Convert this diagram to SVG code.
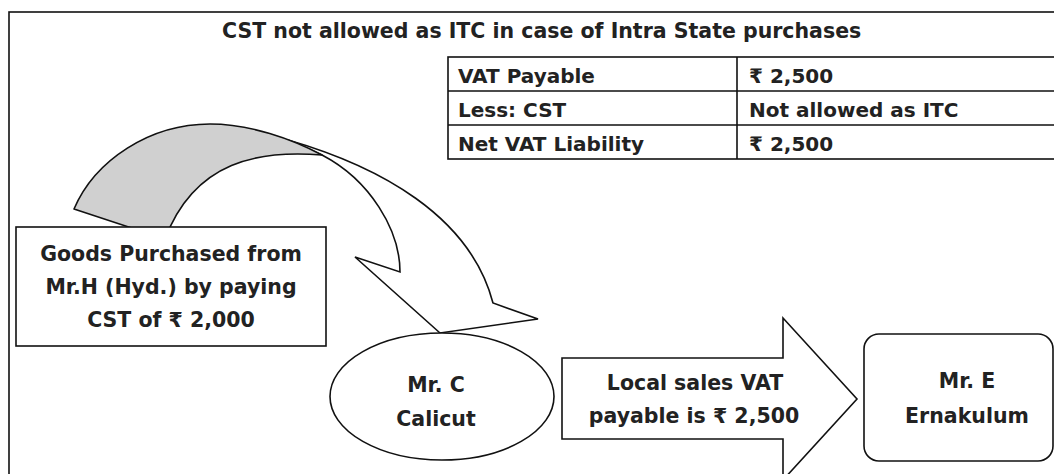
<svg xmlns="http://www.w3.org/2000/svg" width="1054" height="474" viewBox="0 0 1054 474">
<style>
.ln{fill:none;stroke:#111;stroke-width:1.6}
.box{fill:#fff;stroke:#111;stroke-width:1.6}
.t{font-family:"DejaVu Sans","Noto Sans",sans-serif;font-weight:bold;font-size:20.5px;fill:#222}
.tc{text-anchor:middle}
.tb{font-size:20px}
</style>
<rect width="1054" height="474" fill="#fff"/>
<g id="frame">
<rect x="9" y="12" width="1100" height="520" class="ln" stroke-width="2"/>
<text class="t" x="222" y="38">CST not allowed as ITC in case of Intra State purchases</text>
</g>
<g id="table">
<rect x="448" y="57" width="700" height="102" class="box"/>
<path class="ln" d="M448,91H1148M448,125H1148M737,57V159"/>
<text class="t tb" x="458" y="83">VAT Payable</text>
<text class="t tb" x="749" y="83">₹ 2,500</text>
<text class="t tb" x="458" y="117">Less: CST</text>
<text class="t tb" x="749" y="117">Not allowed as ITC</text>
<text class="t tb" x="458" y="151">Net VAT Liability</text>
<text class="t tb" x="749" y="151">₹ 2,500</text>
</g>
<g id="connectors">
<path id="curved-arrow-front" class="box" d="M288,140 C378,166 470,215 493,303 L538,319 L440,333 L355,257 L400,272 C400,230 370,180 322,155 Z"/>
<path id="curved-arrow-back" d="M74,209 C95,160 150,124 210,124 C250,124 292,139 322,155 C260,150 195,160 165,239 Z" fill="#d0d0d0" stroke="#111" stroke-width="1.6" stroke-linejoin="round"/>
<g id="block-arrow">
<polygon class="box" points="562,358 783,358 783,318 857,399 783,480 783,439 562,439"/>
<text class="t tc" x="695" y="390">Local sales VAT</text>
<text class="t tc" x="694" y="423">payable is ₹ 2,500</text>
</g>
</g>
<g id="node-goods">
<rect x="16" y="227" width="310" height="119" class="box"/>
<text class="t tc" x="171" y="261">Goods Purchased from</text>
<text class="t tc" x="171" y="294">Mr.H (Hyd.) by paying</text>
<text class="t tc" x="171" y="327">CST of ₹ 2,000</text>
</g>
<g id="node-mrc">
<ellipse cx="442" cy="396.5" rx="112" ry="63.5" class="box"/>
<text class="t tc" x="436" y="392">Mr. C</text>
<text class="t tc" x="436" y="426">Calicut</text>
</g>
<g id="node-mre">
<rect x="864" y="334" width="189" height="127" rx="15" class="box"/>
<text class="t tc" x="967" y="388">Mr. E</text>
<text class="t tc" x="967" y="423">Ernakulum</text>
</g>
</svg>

* * *

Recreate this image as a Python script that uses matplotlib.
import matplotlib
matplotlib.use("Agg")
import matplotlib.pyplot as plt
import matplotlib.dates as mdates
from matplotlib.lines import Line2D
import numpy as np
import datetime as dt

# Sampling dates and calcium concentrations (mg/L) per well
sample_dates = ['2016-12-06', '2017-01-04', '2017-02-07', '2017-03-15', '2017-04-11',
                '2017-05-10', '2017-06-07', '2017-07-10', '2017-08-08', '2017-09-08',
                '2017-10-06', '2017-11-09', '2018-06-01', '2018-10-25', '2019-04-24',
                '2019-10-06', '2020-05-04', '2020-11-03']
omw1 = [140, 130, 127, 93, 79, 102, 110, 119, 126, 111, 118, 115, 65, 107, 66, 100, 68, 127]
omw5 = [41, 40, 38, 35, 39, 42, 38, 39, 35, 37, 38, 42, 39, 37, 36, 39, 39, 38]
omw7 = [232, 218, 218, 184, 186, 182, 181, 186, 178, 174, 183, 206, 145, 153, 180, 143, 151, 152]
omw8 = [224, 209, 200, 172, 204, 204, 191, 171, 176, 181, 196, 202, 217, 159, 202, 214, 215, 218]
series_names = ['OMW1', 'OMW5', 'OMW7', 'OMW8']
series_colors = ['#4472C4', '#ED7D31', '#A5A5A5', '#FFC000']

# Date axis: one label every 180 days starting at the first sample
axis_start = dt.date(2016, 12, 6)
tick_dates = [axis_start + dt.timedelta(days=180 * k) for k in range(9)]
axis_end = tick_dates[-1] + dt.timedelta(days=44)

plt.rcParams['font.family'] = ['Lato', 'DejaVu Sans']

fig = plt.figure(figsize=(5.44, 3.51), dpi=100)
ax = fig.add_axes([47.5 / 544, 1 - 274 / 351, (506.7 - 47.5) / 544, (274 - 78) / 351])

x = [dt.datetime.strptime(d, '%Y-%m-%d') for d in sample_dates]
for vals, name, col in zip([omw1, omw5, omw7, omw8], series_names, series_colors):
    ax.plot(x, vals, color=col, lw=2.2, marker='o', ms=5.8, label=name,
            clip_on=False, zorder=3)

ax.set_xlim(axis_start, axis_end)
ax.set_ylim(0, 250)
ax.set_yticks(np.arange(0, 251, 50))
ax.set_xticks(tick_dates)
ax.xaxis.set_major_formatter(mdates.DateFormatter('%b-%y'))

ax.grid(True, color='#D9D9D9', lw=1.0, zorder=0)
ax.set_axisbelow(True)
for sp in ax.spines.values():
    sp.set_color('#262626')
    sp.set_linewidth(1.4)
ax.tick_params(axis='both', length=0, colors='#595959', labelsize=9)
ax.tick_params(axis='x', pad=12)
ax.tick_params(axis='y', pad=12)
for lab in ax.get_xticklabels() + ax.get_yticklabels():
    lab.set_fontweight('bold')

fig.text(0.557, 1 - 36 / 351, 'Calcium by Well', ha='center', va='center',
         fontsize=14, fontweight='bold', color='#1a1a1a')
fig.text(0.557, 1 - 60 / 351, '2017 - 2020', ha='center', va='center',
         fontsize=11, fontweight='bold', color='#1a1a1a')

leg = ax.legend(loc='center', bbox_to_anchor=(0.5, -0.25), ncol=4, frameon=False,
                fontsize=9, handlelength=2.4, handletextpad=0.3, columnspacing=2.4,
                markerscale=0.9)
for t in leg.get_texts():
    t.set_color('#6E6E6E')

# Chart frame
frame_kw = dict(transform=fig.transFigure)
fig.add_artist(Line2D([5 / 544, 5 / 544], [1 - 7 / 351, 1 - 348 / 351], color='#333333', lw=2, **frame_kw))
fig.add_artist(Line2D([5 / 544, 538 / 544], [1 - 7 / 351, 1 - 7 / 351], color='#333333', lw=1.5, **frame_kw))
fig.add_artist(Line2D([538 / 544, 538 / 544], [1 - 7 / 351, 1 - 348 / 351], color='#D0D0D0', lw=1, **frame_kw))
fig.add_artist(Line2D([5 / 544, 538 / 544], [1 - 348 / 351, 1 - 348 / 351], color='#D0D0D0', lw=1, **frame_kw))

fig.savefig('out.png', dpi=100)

EXERCISE: Repeat word for word the lines from the line containing "Recreate this image" to the line containing "import datetime as dt", both lines included; nothing else should appear.

EXERCISE RESULT:
Recreate this image as a Python script that uses matplotlib.
import matplotlib
matplotlib.use("Agg")
import matplotlib.pyplot as plt
import matplotlib.dates as mdates
from matplotlib.lines import Line2D
import numpy as np
import datetime as dt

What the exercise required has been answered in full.